[What needs to be done]:
Quote, verbatim, all material below, without pictures.
═════ Data extract
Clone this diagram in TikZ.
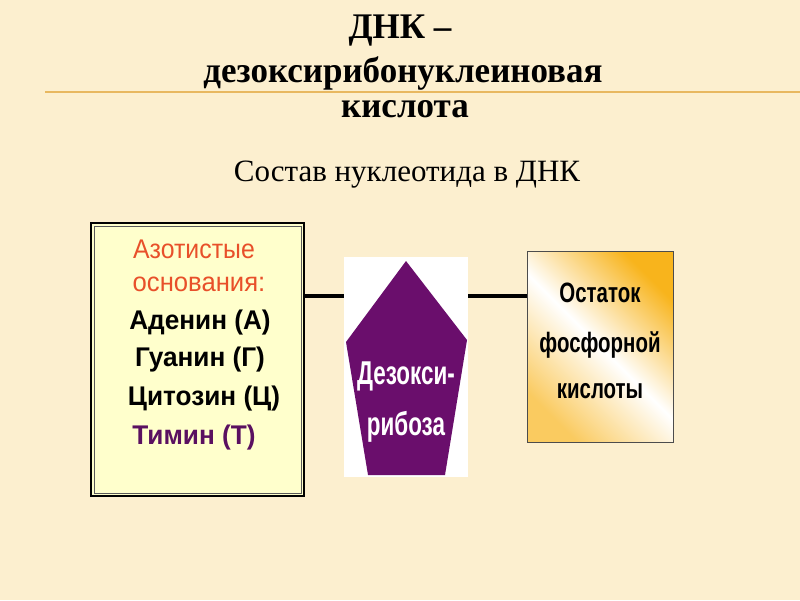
\documentclass[tikz,border=0pt]{standalone}
\usepackage{fontspec}
\setmainfont{Liberation Serif}
\newfontfamily\sansf{Liberation Sans}
\definecolor{bg}{HTML}{FCEFCF}
\definecolor{rule}{HTML}{E8B860}
\definecolor{boxfill}{HTML}{FFFFCC}
\definecolor{azot}{HTML}{E8502A}
\definecolor{timin}{HTML}{5A1060}
\definecolor{penta}{HTML}{6A0E6C}
\definecolor{phos}{HTML}{F8B41C}
\tikzset{
  title/.style={font=\fontsize{35}{40}\selectfont\bfseries, anchor=base, inner sep=0},
  subt/.style={font=\fontsize{31}{34}\selectfont, anchor=center, inner sep=0},
  lefttxt/.style={font=\sansf\bfseries\fontsize{27}{30}\selectfont, anchor=center, inner sep=0},
  leftred/.style={font=\sansf\fontsize{27}{30}\selectfont, text=azot, anchor=center, inner sep=0},
  midtxt/.style={font=\sansf\bfseries\fontsize{33}{36}\selectfont, text=white, anchor=center, inner sep=0},
  righttxt/.style={font=\sansf\bfseries\fontsize{28}{32}\selectfont, anchor=center, inner sep=0},
  link/.style={line width=4pt, black},
}
\begin{document}
\begin{tikzpicture}[x=1pt,y=-1pt]
\fill[bg] (0,0) rectangle (800,600);
\useasboundingbox (0,0) rectangle (800,600);
% rule
\draw[rule, line width=1.5pt] (45,92) -- (800,92);
% titles
\node[title] (t1) at (400,38) {\scalebox{1.0}[1.03]{ДНК –}};
\node[title] (t2) at (403,82) {\scalebox{1.0}[1.03]{дезоксирибонуклеиновая}};
\node[title] (t3) at (405,117) {\scalebox{1.0}[1.03]{кислота}};
\node[subt] (st) at (407,175) {Состав нуклеотида в ДНК};
% left box
\node[draw=black, line width=2pt, fill=boxfill, minimum width=213pt, minimum height=273pt, inner sep=0] (lb) at (197.5,359.5) {};
\draw[gray!70!black, line width=0.6pt] (94,226) rectangle (301,493);
\node[leftred] (l1) at (194,249) {\scalebox{0.92}[1]{Азотистые}};
\node[leftred] (l2) at (199,284) {\scalebox{0.95}[1]{основания:}};
\node[lefttxt] (l3) at (200,323) {\scalebox{0.97}[1]{Аденин (А)}};
\node[lefttxt] (l4) at (200,360) {\scalebox{0.97}[1]{Гуанин (Г)}};
\node[lefttxt] (l5) at (204,399) {\scalebox{0.97}[1]{Цитозин (Ц)}};
\node[lefttxt, text=timin] (l6) at (194,438) {\scalebox{0.97}[1]{Тимин (Т)}};
% middle
\node[fill=white, minimum width=124pt, minimum height=220pt, inner sep=0] (mb) at (406,367) {};
\fill[penta] (406,261) -- (467,340) -- (445,475) -- (368,475) -- (346,342) -- cycle;
\node[midtxt] (m1) at (406,376) {\scalebox{0.68}[1]{Дезокси-}};
\node[midtxt] (m2) at (406,427) {\scalebox{0.68}[1]{рибоза}};
% right box
\shade[top color=phos, bottom color=phos!70, middle color=white, shading angle=-45] (527,251) rectangle (673,442);
\node[draw=gray!60!black, line width=0.8pt, minimum width=146pt, minimum height=191pt, inner sep=0] (rb) at (600,346.5) {};
\node[righttxt] (r1) at (600,293) {\scalebox{0.73}[1]{Остаток}};
\node[righttxt] (r2) at (600,345) {\scalebox{0.73}[1]{фосфорной}};
\node[righttxt] (r3) at (600,391) {\scalebox{0.73}[1]{кислоты}};
% links
\draw[link] (lb.east |- 0,296) -- (mb.west |- 0,296);
\draw[link] (mb.east |- 0,296) -- (rb.west |- 0,296);
\end{tikzpicture}
\end{document}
══════════
[Completed task]:
Clone this diagram in TikZ.
\documentclass[tikz,border=0pt]{standalone}
\usepackage{fontspec}
\setmainfont{Liberation Serif}
\newfontfamily\sansf{Liberation Sans}
\definecolor{bg}{HTML}{FCEFCF}
\definecolor{rule}{HTML}{E8B860}
\definecolor{boxfill}{HTML}{FFFFCC}
\definecolor{azot}{HTML}{E8502A}
\definecolor{timin}{HTML}{5A1060}
\definecolor{penta}{HTML}{6A0E6C}
\definecolor{phos}{HTML}{F8B41C}
\tikzset{
  title/.style={font=\fontsize{35}{40}\selectfont\bfseries, anchor=base, inner sep=0},
  subt/.style={font=\fontsize{31}{34}\selectfont, anchor=center, inner sep=0},
  lefttxt/.style={font=\sansf\bfseries\fontsize{27}{30}\selectfont, anchor=center, inner sep=0},
  leftred/.style={font=\sansf\fontsize{27}{30}\selectfont, text=azot, anchor=center, inner sep=0},
  midtxt/.style={font=\sansf\bfseries\fontsize{33}{36}\selectfont, text=white, anchor=center, inner sep=0},
  righttxt/.style={font=\sansf\bfseries\fontsize{28}{32}\selectfont, anchor=center, inner sep=0},
  link/.style={line width=4pt, black},
}
\begin{document}
\begin{tikzpicture}[x=1pt,y=-1pt]
\fill[bg] (0,0) rectangle (800,600);
\useasboundingbox (0,0) rectangle (800,600);
% rule
\draw[rule, line width=1.5pt] (45,92) -- (800,92);
% titles
\node[title] (t1) at (400,38) {\scalebox{1.0}[1.03]{ДНК –}};
\node[title] (t2) at (403,82) {\scalebox{1.0}[1.03]{дезоксирибонуклеиновая}};
\node[title] (t3) at (405,117) {\scalebox{1.0}[1.03]{кислота}};
\node[subt] (st) at (407,175) {Состав нуклеотида в ДНК};
% left box
\node[draw=black, line width=2pt, fill=boxfill, minimum width=213pt, minimum height=273pt, inner sep=0] (lb) at (197.5,359.5) {};
\draw[gray!70!black, line width=0.6pt] (94,226) rectangle (301,493);
\node[leftred] (l1) at (194,249) {\scalebox{0.92}[1]{Азотистые}};
\node[leftred] (l2) at (199,284) {\scalebox{0.95}[1]{основания:}};
\node[lefttxt] (l3) at (200,323) {\scalebox{0.97}[1]{Аденин (А)}};
\node[lefttxt] (l4) at (200,360) {\scalebox{0.97}[1]{Гуанин (Г)}};
\node[lefttxt] (l5) at (204,399) {\scalebox{0.97}[1]{Цитозин (Ц)}};
\node[lefttxt, text=timin] (l6) at (194,438) {\scalebox{0.97}[1]{Тимин (Т)}};
% middle
\node[fill=white, minimum width=124pt, minimum height=220pt, inner sep=0] (mb) at (406,367) {};
\fill[penta] (406,261) -- (467,340) -- (445,475) -- (368,475) -- (346,342) -- cycle;
\node[midtxt] (m1) at (406,376) {\scalebox{0.68}[1]{Дезокси-}};
\node[midtxt] (m2) at (406,427) {\scalebox{0.68}[1]{рибоза}};
% right box
\shade[top color=phos, bottom color=phos!70, middle color=white, shading angle=-45] (527,251) rectangle (673,442);
\node[draw=gray!60!black, line width=0.8pt, minimum width=146pt, minimum height=191pt, inner sep=0] (rb) at (600,346.5) {};
\node[righttxt] (r1) at (600,293) {\scalebox{0.73}[1]{Остаток}};
\node[righttxt] (r2) at (600,345) {\scalebox{0.73}[1]{фосфорной}};
\node[righttxt] (r3) at (600,391) {\scalebox{0.73}[1]{кислоты}};
% links
\draw[link] (lb.east |- 0,296) -- (mb.west |- 0,296);
\draw[link] (mb.east |- 0,296) -- (rb.west |- 0,296);
\end{tikzpicture}
\end{document}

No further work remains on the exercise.